Property insurance woes due to coastal storms are not unique to Louisiana, he said.

“That experience, that hard market, is present from Boston to Miami to Brownsville, Texas,” he said.

Storms in those areas have an effect on Louisiana’s insurance business, he said.

“If a storm comes onshore in Texas or in Florida, it affects us,” Donelon said.

For example, Lake Charles is grouped with Texas by some insurance companies, he said.

Though many insurance companies wanted to pull out of Louisiana after the 2005 hurricane season, in which Hurricanes Katrina and Rita caused more than $40 billion worth of damage, a relatively unknown statute kept them in the state, Donelon said.
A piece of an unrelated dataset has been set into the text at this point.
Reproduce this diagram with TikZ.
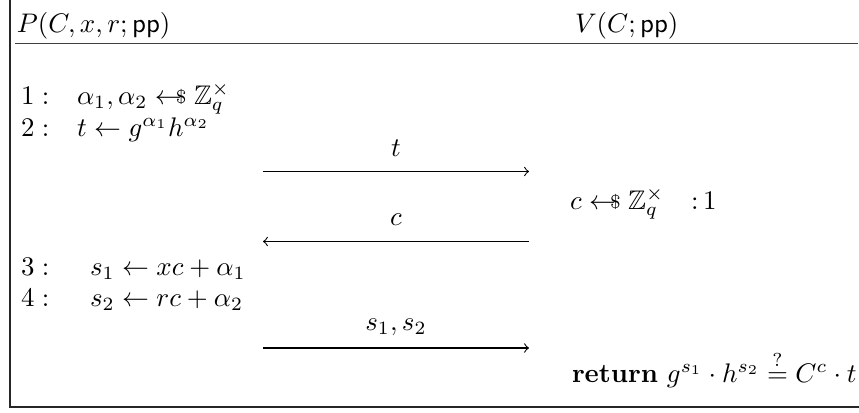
\documentclass[tikz,border=0pt]{standalone}
\usepackage{amsmath,amssymb}
\newcommand{\smp}{\mathrel{\leftarrow\!\!\!\raisebox{0.05ex}{\scriptsize\$}}}
\begin{document}
\begin{tikzpicture}[x=0.372pt,y=-0.372pt,
  txt/.style={anchor=base west,inner sep=0pt,outer sep=0pt},
  lbl/.style={anchor=base,inner sep=0pt,outer sep=0pt},
  frame/.style={line width=0.7pt,draw=black!85},
  rule/.style={line width=0.5pt,draw=black!75},
  msg/.style={->,line width=0.4pt}]
\useasboundingbox (0,0) rectangle (859,412);
% frame
\coordinate (ftl) at (10,0);
\coordinate (fbl) at (10,407);
\coordinate (fbr) at (859,407);
\draw[frame] (ftl) -- (fbl) -- (fbr);
\coordinate (rl) at (15,43.5);
\coordinate (rr) at (858,43.5);
\draw[rule] (rl) -- (rr);
% headers
\node[txt] (hp) at (17,32) {$P(C,x,r;\mathsf{pp})$};
\node[txt] (hv) at (575,32) {$V(C;\mathsf{pp})$};
% prover lines
\node[txt] (n1) at (21,104) {$1:$};
\node[txt] (l1) at (77,104) {$\alpha_1,\alpha_2 \smp \mathbb{Z}_q^\times$};
\node[txt] (n2) at (21,136) {$2:$};
\node[txt] (l2) at (77,136) {$t \leftarrow g^{\alpha_1}h^{\alpha_2}$};
\node[txt] (n3) at (21,275) {$3:$};
\node[txt] (l3) at (90,275) {$s_1 \leftarrow xc+\alpha_1$};
\node[txt] (n4) at (21,306) {$4:$};
\node[txt] (l4) at (90,306) {$s_2 \leftarrow rc+\alpha_2$};
% verifier
\node[txt] (v1) at (570,209) {$c \smp \mathbb{Z}_q^\times\quad{:}\,1$};
\node[txt] (v2) at (572,382) {$\textbf{return}\ g^{s_1}\cdot h^{s_2} \stackrel{?}{=} C^c\cdot t$};
% messages
\coordinate (a1s) at (263,171.5);
\coordinate (a1e) at (529,171.5);
\draw[msg] (a1s) -- (a1e);
\node[lbl] (m1) at (396,156) {$t$};
\coordinate (a2s) at (529,241.5);
\coordinate (a2e) at (263,241.5);
\draw[msg] (a2s) -- (a2e);
\node[lbl] (m2) at (396,225) {$c$};
\coordinate (a3s) at (263,348);
\coordinate (a3e) at (529,348);
\draw[msg] (a3s) -- (a3e);
\node[lbl] (m3) at (396,330) {$s_1,s_2$};
\end{tikzpicture}
\end{document}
Written in 1992 in the aftermath of Hurricane Andrew, the statute states that companies have to continue insuring any homeowner who does not have two non-“act of God” claims on their policy in a three-year period.

A house fire would not be considered an act of God, whereas a hurricane or similar storm would.

“Because of that, 85 percent of our homeowner’s market stayed on,” Donelon said.

Though some insurance companies have stopped writing policies for portions of south Louisiana, all of the companies that were in Louisiana in 2005 are still there, he said.

“Some (of those companies) are even writing new policies in areas likely to be affected by hurricanes, and all of them are accommodating their old customers by writing them new policies if they had to move,” he said.

Donelon praised the Louisiana legislature for passing new, stricter building codes after the 2005 hurricanes.

“It’s a good step to attract (insurance) businesses to our market,” he said.

Donelon also said he was opposed to the idea of making Louisiana citizen’s property coverage cheaper than the private market.

Created for those who cannot obtain coverage on the private market, citizen’s coverage is currently 10 percent more expensive than the most expensive private coverage on the market for each parish, Donelon said.

“It’s unpopular to say this in south Louisiana,” he said. “But it’s important to keep a private market and not make the state the insurer.

“I truly believe that the answer is in the private market.”

Florida has a similar, more readily available program that — while it is very popular with citizens — could present the state with a lot of problems in the event of a major storm, Donelon said.

Donelon is running for re-election this year.